ドゲンジャーズ ナイスバディ 10話 感想
ドゲンジャーズ ナイスバディ 10話の感想を書きたいと思います。
重要なネタバレがございます。未視聴の方はご注意下さい。
陸が変身していたかと思われたグレイトZ。
その正体は花形特撮の社長・花形正蔵、陸の父親でした。
演じてる高岩成二氏の年齢を考慮するなら、正蔵は恐らく50代。
彼が小学生の頃となると特撮も世間から冷たい扱いだった時代です。
今でも中々こう言う趣味を受け付けない人は居ますし、子供の頃に否定されるのは非常に辛い事です。
虐めて来た連中を見返す為に正蔵は花形特撮を設立し念願のグレイトシリーズをスタートさせます。
会社もすっかり大きくなり子供にも恵まれ、彼は間違いなく努力で成功者となりました。
しかしどれだけ夢を叶えても幼い頃に受けた傷は消えませんでした。
もし子供の頃に彼を理解してくれる人が一人でも居れば、ここまで過去を引きずる事は無かったでしょう。

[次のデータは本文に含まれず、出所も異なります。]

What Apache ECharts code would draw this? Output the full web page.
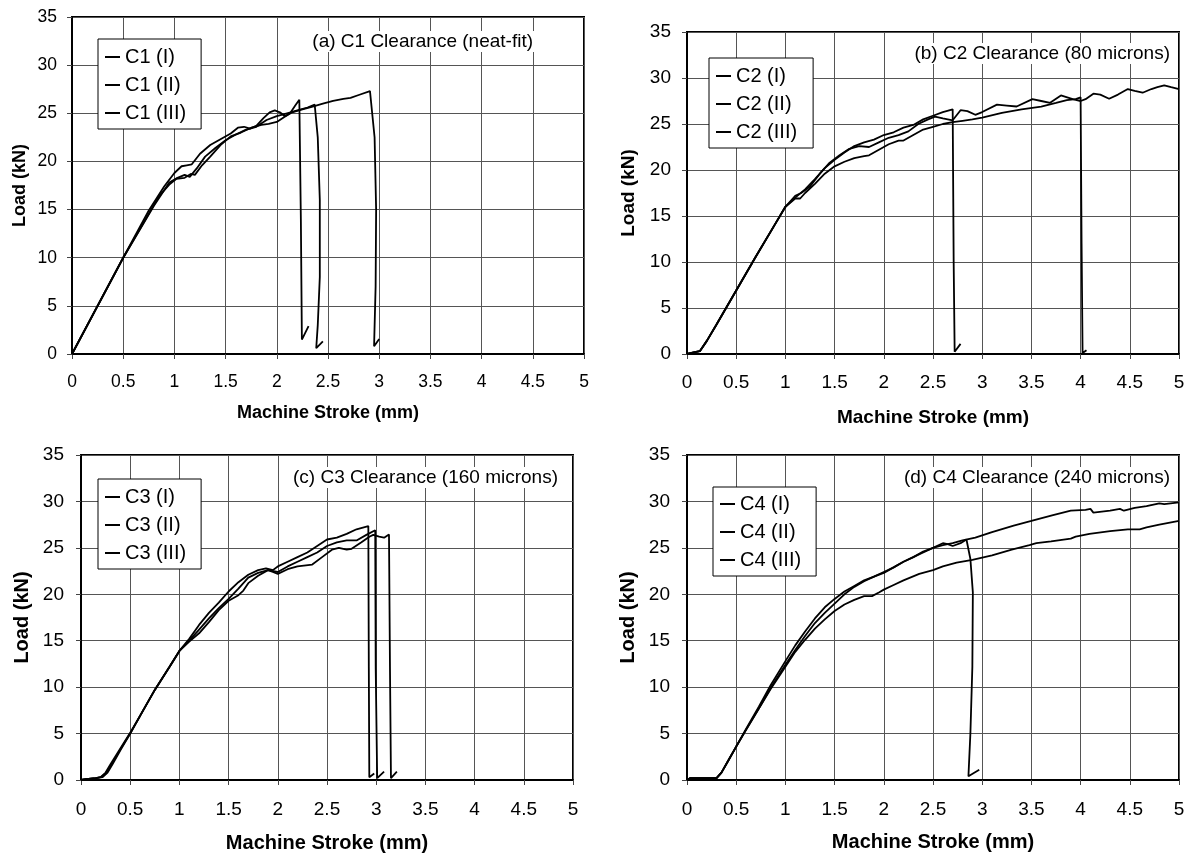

いくら予算を継ぎグレイトZの見栄えを良くても他者を認めず過去のトラウマと幻覚で苦しむ正蔵の姿には悲哀すら感じます。
ずっと自分の正義と乖離し嫌っていたドゲンジャーズ。
そんな正蔵の心を救ったのはドゲンジャーズでした。
グレイトZの代名詞であるアフェクトシステムは使用者のイメージをCGとして現実で再現する技術。

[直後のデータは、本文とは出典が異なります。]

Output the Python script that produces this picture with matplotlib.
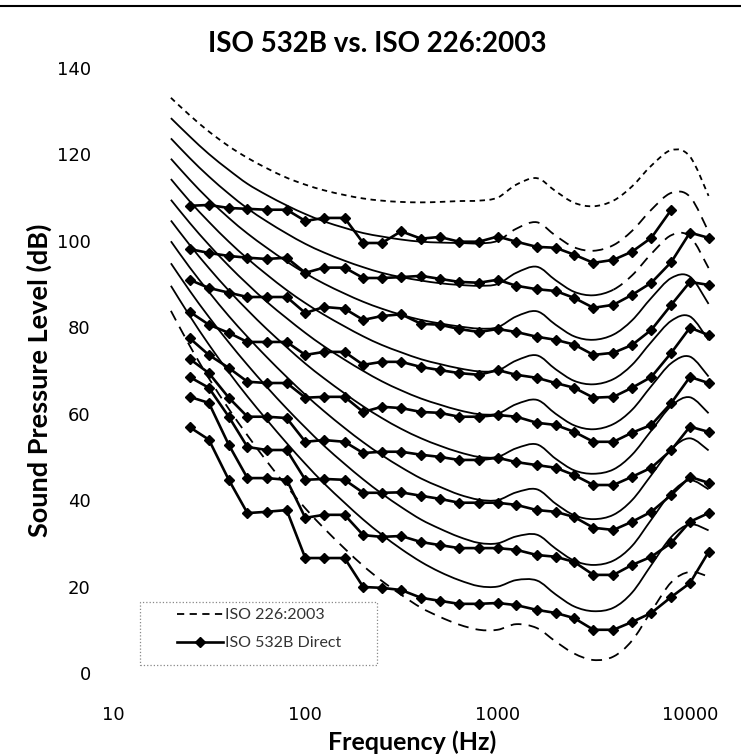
import numpy as np
import matplotlib
matplotlib.use("Agg")
import matplotlib.pyplot as plt
from matplotlib.lines import Line2D
from matplotlib.path import Path
from matplotlib.patches import PathPatch, Rectangle

# ISO 226:2003 contours, 1/3 octave frequencies
iso_f = [20, 25, 31.5, 40, 50, 63, 80, 100, 125, 160, 200, 250, 315, 400, 500, 630, 800,
         1000, 1250, 1600, 2000, 2500, 3150, 4000, 5000, 6300, 8000, 10000, 12500]
iso_10 = [83.8, 75.8, 68.2, 61.1, 55.0, 49.0, 43.2, 38.1, 33.5, 28.8, 24.8, 21.3, 18.1, 15.1, 13.0,
          11.2, 10.0, 10.0, 11.3, 10.4, 7.3, 4.5, 3.0, 3.8, 7.5, 14.3, 21.0, 23.4, 22.3]
iso_20 = [89.6, 82.7, 76.0, 69.6, 64.0, 58.6, 53.2, 48.4, 43.9, 39.4, 35.5, 32.0, 28.7, 25.7, 23.4,
          21.5, 20.1, 20.0, 21.5, 21.4, 18.2, 15.4, 14.3, 15.1, 18.6, 25.0, 31.5, 34.4, 33.0]
iso_30 = [94.8, 88.5, 82.4, 76.5, 71.3, 66.2, 61.2, 56.8, 52.6, 48.4, 44.8, 41.5, 38.4, 35.5, 33.4,
          31.5, 30.1, 30.0, 31.6, 32.0, 28.8, 26.0, 25.0, 26.0, 29.4, 35.5, 41.7, 44.6, 42.5]
iso_40 = [99.9, 93.9, 88.2, 82.6, 77.8, 73.1, 68.5, 64.4, 60.6, 56.7, 53.4, 50.4, 47.6, 45.0, 43.1,
          41.3, 40.1, 40.0, 41.8, 42.5, 39.2, 36.5, 35.6, 36.6, 40.0, 45.8, 51.8, 54.3, 51.5]
iso_50 = [104.7, 99.1, 93.7, 88.5, 84.0, 79.6, 75.4, 71.6, 68.2, 64.7, 61.7, 59.0, 56.5, 54.3, 52.6,
          51.1, 50.0, 50.0, 52.0, 52.9, 49.6, 46.9, 46.1, 47.1, 50.5, 56.1, 61.8, 63.8, 60.1]
iso_60 = [109.5, 104.2, 99.1, 94.2, 90.0, 85.9, 82.1, 78.7, 75.6, 72.5, 69.9, 67.5, 65.4, 63.5, 62.1,
          60.8, 59.9, 60.0, 62.2, 63.2, 60.0, 57.3, 56.4, 57.6, 60.9, 66.4, 71.7, 73.2, 68.6]
iso_70 = [114.3, 109.2, 104.4, 99.8, 95.9, 92.2, 88.6, 85.6, 82.9, 80.2, 77.9, 75.9, 74.2, 72.6, 71.5,
          70.5, 69.8, 70.0, 72.3, 73.5, 70.3, 67.6, 66.8, 68.0, 71.3, 76.6, 81.5, 82.5, 77.0]
iso_80 = [119.0, 114.2, 109.6, 105.3, 101.7, 98.4, 95.2, 92.5, 90.1, 87.8, 85.9, 84.3, 82.9, 81.7, 80.9,
          80.2, 79.7, 80.0, 82.5, 83.7, 80.6, 77.9, 77.1, 78.3, 81.6, 86.8, 91.4, 91.7, 85.4]
iso_90 = [123.7, 119.2, 114.9, 110.9, 107.5, 104.5, 101.7, 99.3, 97.3, 95.4, 93.9, 92.6, 91.6, 90.8, 90.2,
          89.8, 89.6, 90.0, 92.6, 94.0, 90.9, 88.2, 87.4, 88.7, 92.0, 97.0, 101.3, 101.0, 93.7]
iso_100 = [128.4, 124.2, 120.1, 116.4, 113.2, 110.6, 108.2, 106.2, 104.5, 103.0, 101.8, 101.0, 100.3, 99.8,
           99.6, 99.5, 99.4, 100.0, 102.8, 104.3, 101.2, 98.5, 97.7, 99.0, 102.3, 107.2, 111.1, 110.2, 102.1]
iso_110 = [133.1, 129.1, 125.3, 121.9, 119.2, 116.8, 114.6, 113.0, 111.7, 110.6, 109.8, 109.3, 109.0, 108.9,
           109.0, 109.2, 109.3, 110.0, 113.0, 114.5, 111.5, 108.8, 108.0, 109.3, 112.6, 117.4, 121.0, 119.5, 110.4]

# ISO 532B direct, marker series
b_f = [25, 31.5, 40, 50, 63, 80, 100, 125, 160, 200, 250, 315, 400, 500, 630, 800,
       1000, 1250, 1600, 2000, 2500, 3150, 4000, 5000, 6300, 8000, 10000, 12500]
b_100 = [108.1, 108.3, 107.6, 107.4, 107.2, 107.2, 104.6, 105.3, 105.3, 99.5, 99.5, 102.2, 100.5, 100.9,
         99.8, 99.8, 101.0, 99.8, 98.6, 98.4, 96.8, 94.9, 95.6, 97.5, 100.7, 107.2]
b_90 = [98.1, 97.2, 96.5, 96.1, 95.8, 96.1, 92.6, 93.8, 93.8, 91.4, 91.4, 91.6, 91.9, 91.2, 90.5, 90.3,
        91.0, 89.6, 88.8, 88.4, 86.8, 84.5, 85.2, 87.5, 90.3, 95.1, 101.9, 100.7]
b_80 = [91.0, 89.1, 88.0, 87.0, 87.0, 87.0, 83.3, 84.7, 84.3, 81.7, 82.6, 83.0, 80.8, 80.6, 79.6, 78.9,
        79.6, 78.9, 77.8, 77.1, 76.0, 73.6, 74.1, 75.9, 79.4, 85.2, 90.5, 89.8]
b_70 = [83.6, 80.6, 78.7, 76.6, 76.6, 76.6, 73.6, 74.3, 74.3, 71.3, 72.0, 72.0, 70.8, 70.1, 69.4, 69.0,
        70.1, 69.0, 68.3, 67.1, 66.0, 63.7, 63.9, 66.0, 68.5, 74.1, 79.9, 78.2]
b_60 = [77.5, 73.6, 70.6, 67.4, 67.1, 67.1, 63.7, 63.9, 63.9, 60.4, 61.6, 61.3, 60.4, 60.2, 59.3, 59.3,
        59.7, 59.3, 57.9, 57.4, 55.8, 53.5, 53.5, 55.6, 57.4, 62.5, 68.5, 67.1]
b_50 = [72.7, 69.4, 63.7, 59.3, 59.3, 59.0, 53.5, 53.9, 53.5, 50.9, 51.2, 51.2, 50.5, 50.0, 49.3, 49.3,
        49.8, 48.8, 48.1, 47.5, 45.8, 43.5, 43.5, 45.4, 47.5, 51.6, 57.0, 55.8]
b_40 = [68.5, 66.0, 59.3, 52.3, 51.6, 51.6, 44.7, 44.9, 44.7, 41.7, 41.7, 41.8, 41.0, 40.3, 39.4, 39.4,
        39.4, 38.9, 37.7, 37.3, 36.1, 33.6, 33.1, 35.0, 37.3, 41.2, 45.4, 44.0]
b_30 = [63.9, 62.5, 52.8, 45.1, 45.1, 44.7, 35.9, 36.6, 36.6, 31.9, 31.5, 31.7, 30.3, 29.6, 28.9, 28.9,
        28.9, 28.5, 27.3, 26.9, 25.7, 22.7, 22.7, 25.0, 26.9, 30.1, 35.0, 37.0]
b_20 = [56.9, 54.0, 44.7, 37.0, 37.3, 37.7, 26.6, 26.6, 26.6, 19.9, 19.7, 19.2, 17.4, 16.7, 16.0, 16.0,
        16.2, 15.7, 14.6, 13.9, 12.7, 10.0, 10.0, 11.8, 13.9, 17.6, 20.8, 28.0]

x_ticks = [10, 100, 1000, 10000]
y_ticks = [0, 20, 40, 60, 80, 100, 120, 140]


def smooth_path(xs, ys, i0=0, i1=None):
    # Excel style smoothed line: bezier through the points, built in log10(f) space
    u = np.log10(xs)
    y = np.asarray(ys, dtype=float)
    n = len(u)
    if i1 is None:
        i1 = n - 1
    verts = [(xs[i0], y[i0])]
    codes = [Path.MOVETO]
    for i in range(i0, i1):
        a = max(i - 1, 0)
        b = min(i + 2, n - 1)
        c1 = (10 ** (u[i] + (u[i + 1] - u[a]) / 6), y[i] + (y[i + 1] - y[a]) / 6)
        c2 = (10 ** (u[i + 1] - (u[b] - u[i]) / 6), y[i + 1] - (y[b] - y[i]) / 6)
        verts += [c1, c2, (xs[i + 1], y[i + 1])]
        codes += [Path.CURVE4] * 3
    return Path(verts, codes)


def iso_curve(ax, ys, i0=0, i1=None, dashes=None):
    ls = '-' if dashes is None else (0, dashes)
    ax.add_patch(PathPatch(smooth_path(iso_f, ys, i0, i1), fill=False, edgecolor='black',
                           lw=1.3, linestyle=ls, capstyle='butt'))


plt.rcParams['font.family'] = ['Lato', 'DejaVu Sans']

fig = plt.figure(figsize=(7.41, 7.56), dpi=100)
ax = fig.add_axes([0.1525, 0.1098, 0.8243, 0.8003])

for c in [iso_20, iso_30, iso_40, iso_50, iso_60, iso_70, iso_80]:
    iso_curve(ax, c)
# 90 and 100 phon: solid at low frequencies, dashed at high
iso_curve(ax, iso_90, 0, 23)
iso_curve(ax, iso_90, 23, None, (6, 4))
iso_curve(ax, iso_100, 0, 17)
iso_curve(ax, iso_100, 17, None, (6, 4))
iso_curve(ax, iso_10, dashes=(6, 4))
iso_curve(ax, iso_110, dashes=(3, 2.5))

for s in [b_100, b_90, b_80, b_70, b_60, b_50, b_40, b_30, b_20]:
    ax.plot(b_f[:len(s)], s, color='black', lw=1.9, marker='D', markersize=4.8)

ax.set_xscale('log')
ax.set_xlim(10, 15000)
ax.set_ylim(0, 140)
ax.set_xticks(x_ticks)
ax.set_xticklabels([str(v) for v in x_ticks])
ax.set_yticks(y_ticks)
ax.minorticks_off()
ax.tick_params(length=0, labelsize=13, pad=16)
ax.tick_params(axis='x', pad=24)
for lab in ax.get_xticklabels() + ax.get_yticklabels():
    lab.set_family(['DejaVu Sans'])
for sp in ax.spines.values():
    sp.set_visible(False)

fig.text(0.509, 0.942, "ISO 532B vs. ISO 226:2003", ha='center', va='center',
         fontsize=20, weight='bold')
fig.text(0.556, 0.018, "Frequency (Hz)", ha='center', va='center', fontsize=18, weight='bold')
fig.text(0.053, 0.497, "Sound Pressure Level (dB)", ha='center', va='center',
         fontsize=19.5, weight='bold', rotation=90)

# rule along the top of the page
fig.add_artist(Line2D([0, 1], [1 - 6 / 756, 1 - 6 / 756], color='black', lw=1.5))

# legend: dotted box plus entries
ax.add_patch(Rectangle((0.0442, 0.0132), 0.388, 0.1042, transform=ax.transAxes, fill=False,
                       edgecolor='#888888', lw=0.9, linestyle=':'))
handles = [Line2D([], [], color='black', lw=1.3, dashes=(4, 3)),
           Line2D([], [], color='black', lw=1.9, marker='D', markersize=4.8)]
leg = ax.legend(handles, ['ISO 226:2003', 'ISO 532B Direct'], loc='upper left',
                bbox_to_anchor=(0.104, 0.107), frameon=False, borderpad=0, borderaxespad=0,
                fontsize=11.5, handlelength=2.9, handletextpad=0.15, labelspacing=0.85)
for t in leg.get_texts():
    t.set_color('#333333')

plt.savefig('out.png', dpi=100)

正蔵の過去が再現された世界に巻き込まれたドゲンジャーズは、少年時代の製造の絵を褒めたたえます。
皆ヒーローが好きで、自分を変えたいから周りの意見を押し切り徹夜でデザインを考えあった。
その志は正蔵と何ら変わりません。
純粋に解り易く魅力を描いて来た前期と違い、ナイスバディではそれぞれのキャラの情けなさや欠点を重点的に描かれてます。
街に被害も出さず敵は怪人ではなく基本意見の違うグレイトZのみ。
最初はこれは何を描きたいのか?違う正義のぶつかりあいか?と理解し辛かったです。
しかし、これまでドゲンジャーズが何故ヒーローを始めたか、
9話から陸、そして10話で正蔵の詳細が明かされる事でこの作品の本当に魅せたかった物が見えてきます。
本作の根幹は「薬育」、そして最初から「違う正義のぶつかりあい」などではなく「皆ヒーロー好きだから」だったのです。
一番注目したいのはオーガマン達は役ではなく現実で本当にヒーローとして活躍してる人ばかりと言う事。
これはまさしくある程度ノンフィクションも含めたローカルヒーローだからこそ出来た説得力のある作劇です。
皆自分と同じだった事に気付き励まされた正蔵は、ようやくドゲンジャーズを認めます。
過去と今の正蔵の心を救う姿は間違いなくヒーローでした。